Deux productions d'envergure consacrent le talent du fameux surintendant de Louis XIV. Une formidable occasion de découvrir ces raretés jamais ouïes ni montées depuis le XVIIIe siècle.

D'abord Cadmus et Hermione, le premier vrai opéra du tandem Quinault/Lully : après le rabibochage d'oeuvres éparses que furent Les Festes de l'Amour et de Bacchusavec lesquelles s'ouvrit la première Académie royale de musique, Cadmus et Hermione (1673) accomplit enfin la forme de la tragédie lyrique. Le genre est en place, notamment le prologue politique où le monstre Python (la Hollande) est vaincu par le (Roi-)Soleil... Christophe Rousset avait en partie proposé l'oeuvre il y a quelques années dans le cadre d'une Académie européenne d'Ambronay. Ce Cadmus-ci, dans sa version intégrale, convoque les fidèles du Poème Harmonique de Vincent Dumestre : citons les Claire LeFilliâtre, Arnaud Marzorati, Jean-François Lombard... La production marque aussi le retour de l'équipe à Lully puisque Benjamin Lazar, disciple d'Eugène Green et artisan magnifique du Bourgeois Gentilhomme et du Sant'Alessio, signe la mise en scène. Bougies, opulence des costumes et vertige d'une reconstruction taillée pour le goût d'aujourd'hui risquent fort de perpétuer les enchantements des Atys et Médée de jadis.
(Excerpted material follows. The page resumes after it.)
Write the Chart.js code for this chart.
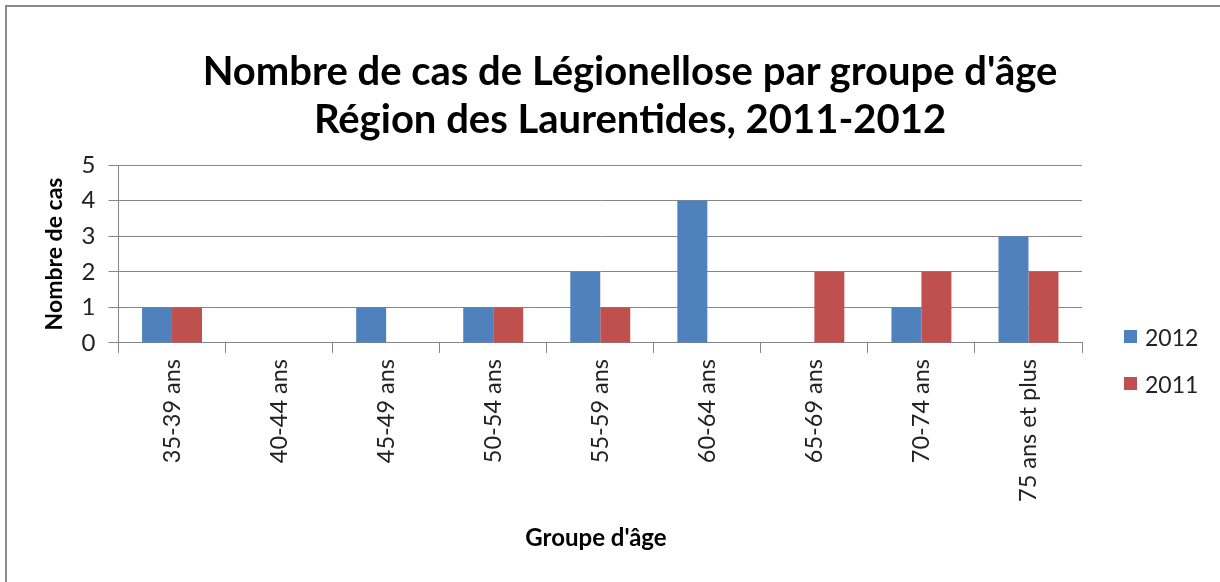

Avec Thésée,donné en 1675 au château de Saint-Germain-en-Laye, le genre de la tragédie lyrique a, cette fois, atteint sa maturité. Situé entre Alceste et Atys,l'opéra aurait mérité d'avoir Médée comme titre, tant la jalousie de la sorcière méprisée est le moteur de l'action. La fille du Caucase n'a guère de chance avec ses amants, qu'ils se nomment Jason ou Thésée. Le livret de Quinault, réutilisé par Haendel pour son Teseo, privilégie les amours de Médée mise à mal par un Thésée épris de la jeune Aeglé qu'aime également Égée, roi d'Athènes et incidemment père de Thésée. L'occasion pour le librettiste de railler l'impuissance sexuelle des vieux monarques. Scéniquement, la magie est à l'oeuvre : un flamboyant sacrifice au premier acte, un choeur de démons, des bergeries rêveuses mais aussi des chaconnes douces-amères... Et quel plateau ! Paul Agnew, Anne Sofie von Otter, Salomé Haler, Cyril Auvity... Après Benjamin Lazar, c'est un vétéran de la mise en scène qui retrouve Lully. Jean-Louis Martinoty appartient à la génération de Jean-Marie Villégier. Tous d'eux sont dotés d'une immense culture et n'ont guère leur pareil pour éclairer par de vertigineuses épaisseurs de sens les oeuvres qu'ils traitent. Martinoty fut, avec Jean-Claude Malgoire, celui qui exhuma l'Alceste de Lully au Théâtre des Champs-Élysées il y a vingt ans. Emmanuelle Haïm et son Concert d'Astrée effectueront quant à eux des débuts que l'on espère brillants dans l'exigeant univers de la tragédie lullyste. Deux moments forts avant de retrouver « Baptiste » et ses ballets de jeunesse lors de la saison 2008 du Centre de musique baroque de Versailles.

Thésée, au Théâtre des Champs-Elysées (Paris), les 20, 22, 25, 27 et 29 février.

Cadmus et Hermione, au Théâtre des Arts (Rouen), les 5 et 6 février.